>> start MATERIAL FOR THE TASK
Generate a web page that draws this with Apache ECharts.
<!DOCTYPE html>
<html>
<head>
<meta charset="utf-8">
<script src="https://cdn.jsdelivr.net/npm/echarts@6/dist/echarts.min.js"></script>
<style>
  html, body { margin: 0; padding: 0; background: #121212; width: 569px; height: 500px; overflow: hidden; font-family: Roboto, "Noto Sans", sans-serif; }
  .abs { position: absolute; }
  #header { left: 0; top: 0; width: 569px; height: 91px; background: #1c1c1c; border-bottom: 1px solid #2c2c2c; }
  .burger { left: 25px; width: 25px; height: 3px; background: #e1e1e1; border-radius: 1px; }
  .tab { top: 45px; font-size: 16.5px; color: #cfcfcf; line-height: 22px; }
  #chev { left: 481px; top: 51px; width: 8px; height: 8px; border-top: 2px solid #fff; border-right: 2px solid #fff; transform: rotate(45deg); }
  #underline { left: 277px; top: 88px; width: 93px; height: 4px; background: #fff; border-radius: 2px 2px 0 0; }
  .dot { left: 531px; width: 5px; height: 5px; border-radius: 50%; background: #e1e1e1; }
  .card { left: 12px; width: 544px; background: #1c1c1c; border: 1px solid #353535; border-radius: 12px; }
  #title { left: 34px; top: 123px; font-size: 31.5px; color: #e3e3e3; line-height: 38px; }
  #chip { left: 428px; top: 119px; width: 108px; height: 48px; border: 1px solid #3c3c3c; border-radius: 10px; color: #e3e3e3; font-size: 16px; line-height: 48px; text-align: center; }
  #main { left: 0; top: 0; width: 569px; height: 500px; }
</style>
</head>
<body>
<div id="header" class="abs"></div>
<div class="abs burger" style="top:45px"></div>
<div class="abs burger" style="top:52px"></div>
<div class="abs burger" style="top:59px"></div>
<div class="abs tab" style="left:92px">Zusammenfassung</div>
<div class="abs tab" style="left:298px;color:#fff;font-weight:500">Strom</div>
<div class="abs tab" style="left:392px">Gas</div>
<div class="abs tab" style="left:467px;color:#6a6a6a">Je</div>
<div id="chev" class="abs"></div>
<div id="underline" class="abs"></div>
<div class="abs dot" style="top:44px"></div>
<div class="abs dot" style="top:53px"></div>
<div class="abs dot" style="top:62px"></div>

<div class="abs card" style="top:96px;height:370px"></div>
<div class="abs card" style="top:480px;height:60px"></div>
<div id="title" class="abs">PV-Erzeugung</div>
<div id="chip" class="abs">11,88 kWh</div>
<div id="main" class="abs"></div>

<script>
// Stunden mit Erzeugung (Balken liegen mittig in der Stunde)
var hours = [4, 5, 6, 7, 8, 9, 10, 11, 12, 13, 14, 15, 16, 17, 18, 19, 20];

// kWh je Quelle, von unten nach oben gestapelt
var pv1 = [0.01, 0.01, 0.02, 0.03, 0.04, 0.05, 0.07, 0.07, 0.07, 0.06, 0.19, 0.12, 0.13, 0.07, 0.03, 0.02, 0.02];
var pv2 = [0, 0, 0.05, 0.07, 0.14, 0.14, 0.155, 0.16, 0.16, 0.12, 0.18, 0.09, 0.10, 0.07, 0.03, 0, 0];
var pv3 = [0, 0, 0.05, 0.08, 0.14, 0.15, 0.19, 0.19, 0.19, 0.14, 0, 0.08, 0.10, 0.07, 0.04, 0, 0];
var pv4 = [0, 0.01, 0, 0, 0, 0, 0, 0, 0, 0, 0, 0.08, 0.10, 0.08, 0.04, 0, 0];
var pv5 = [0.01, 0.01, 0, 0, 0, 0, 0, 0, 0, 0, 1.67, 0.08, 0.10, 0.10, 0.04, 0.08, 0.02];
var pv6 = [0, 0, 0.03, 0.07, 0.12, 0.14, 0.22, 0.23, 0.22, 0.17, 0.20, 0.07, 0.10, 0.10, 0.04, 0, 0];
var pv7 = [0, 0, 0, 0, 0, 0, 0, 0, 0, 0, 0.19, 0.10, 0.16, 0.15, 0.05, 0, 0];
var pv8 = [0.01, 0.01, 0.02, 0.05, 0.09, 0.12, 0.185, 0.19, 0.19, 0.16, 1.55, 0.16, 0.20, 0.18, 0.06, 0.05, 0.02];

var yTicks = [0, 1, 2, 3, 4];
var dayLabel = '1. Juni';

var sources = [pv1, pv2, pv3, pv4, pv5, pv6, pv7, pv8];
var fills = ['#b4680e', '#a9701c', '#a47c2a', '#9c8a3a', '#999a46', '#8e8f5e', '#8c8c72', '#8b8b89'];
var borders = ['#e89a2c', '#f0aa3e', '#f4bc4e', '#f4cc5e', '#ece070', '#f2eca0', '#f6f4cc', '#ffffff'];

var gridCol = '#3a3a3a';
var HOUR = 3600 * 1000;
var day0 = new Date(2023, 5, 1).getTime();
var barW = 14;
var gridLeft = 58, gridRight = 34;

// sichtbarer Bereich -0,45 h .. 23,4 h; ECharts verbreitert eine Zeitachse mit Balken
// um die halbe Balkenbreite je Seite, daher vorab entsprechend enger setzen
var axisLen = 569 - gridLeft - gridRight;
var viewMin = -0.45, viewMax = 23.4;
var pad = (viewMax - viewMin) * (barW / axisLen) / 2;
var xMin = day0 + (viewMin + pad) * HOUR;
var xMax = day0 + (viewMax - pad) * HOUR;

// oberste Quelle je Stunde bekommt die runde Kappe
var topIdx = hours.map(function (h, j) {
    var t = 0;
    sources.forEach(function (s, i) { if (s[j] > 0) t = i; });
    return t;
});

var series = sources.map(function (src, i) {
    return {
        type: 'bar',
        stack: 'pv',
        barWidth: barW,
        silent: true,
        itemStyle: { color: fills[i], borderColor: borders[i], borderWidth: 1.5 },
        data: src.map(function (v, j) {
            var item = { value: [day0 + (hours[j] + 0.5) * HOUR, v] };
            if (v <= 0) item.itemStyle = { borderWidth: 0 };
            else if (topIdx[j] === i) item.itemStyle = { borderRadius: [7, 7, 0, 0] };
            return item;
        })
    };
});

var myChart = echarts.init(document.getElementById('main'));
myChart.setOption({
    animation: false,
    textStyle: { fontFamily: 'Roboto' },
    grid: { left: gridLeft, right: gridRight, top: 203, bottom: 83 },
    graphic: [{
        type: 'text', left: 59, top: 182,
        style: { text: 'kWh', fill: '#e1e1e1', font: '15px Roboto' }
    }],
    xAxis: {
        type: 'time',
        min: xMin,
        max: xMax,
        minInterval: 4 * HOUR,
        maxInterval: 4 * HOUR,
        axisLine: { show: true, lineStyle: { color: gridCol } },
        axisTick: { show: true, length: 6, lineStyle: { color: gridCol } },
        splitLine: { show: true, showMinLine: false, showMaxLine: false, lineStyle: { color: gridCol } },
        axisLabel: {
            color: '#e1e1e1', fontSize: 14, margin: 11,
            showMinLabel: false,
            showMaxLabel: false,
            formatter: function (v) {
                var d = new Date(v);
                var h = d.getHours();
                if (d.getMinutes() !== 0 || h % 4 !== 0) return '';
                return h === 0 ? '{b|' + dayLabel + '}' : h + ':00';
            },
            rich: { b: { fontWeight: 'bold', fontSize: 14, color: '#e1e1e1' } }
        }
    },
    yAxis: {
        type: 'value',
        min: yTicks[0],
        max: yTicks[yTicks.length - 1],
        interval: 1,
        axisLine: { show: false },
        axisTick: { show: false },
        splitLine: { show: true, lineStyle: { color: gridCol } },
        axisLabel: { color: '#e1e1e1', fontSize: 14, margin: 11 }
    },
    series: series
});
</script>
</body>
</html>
>> end MATERIAL FOR THE TASK
>> start MATERIAL FOR THE TASK
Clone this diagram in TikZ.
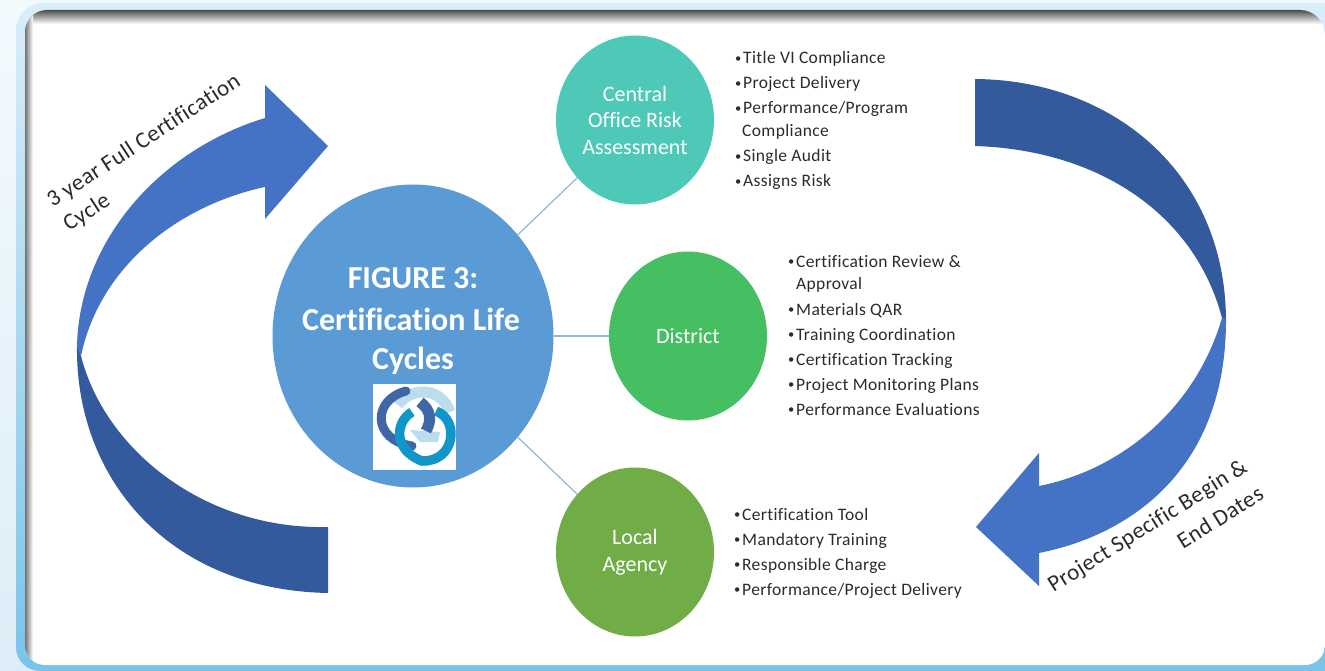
>> end MATERIAL FOR THE TASK
Count each line where the string "this" occurs, and write only the number.

**THE REPLY**
2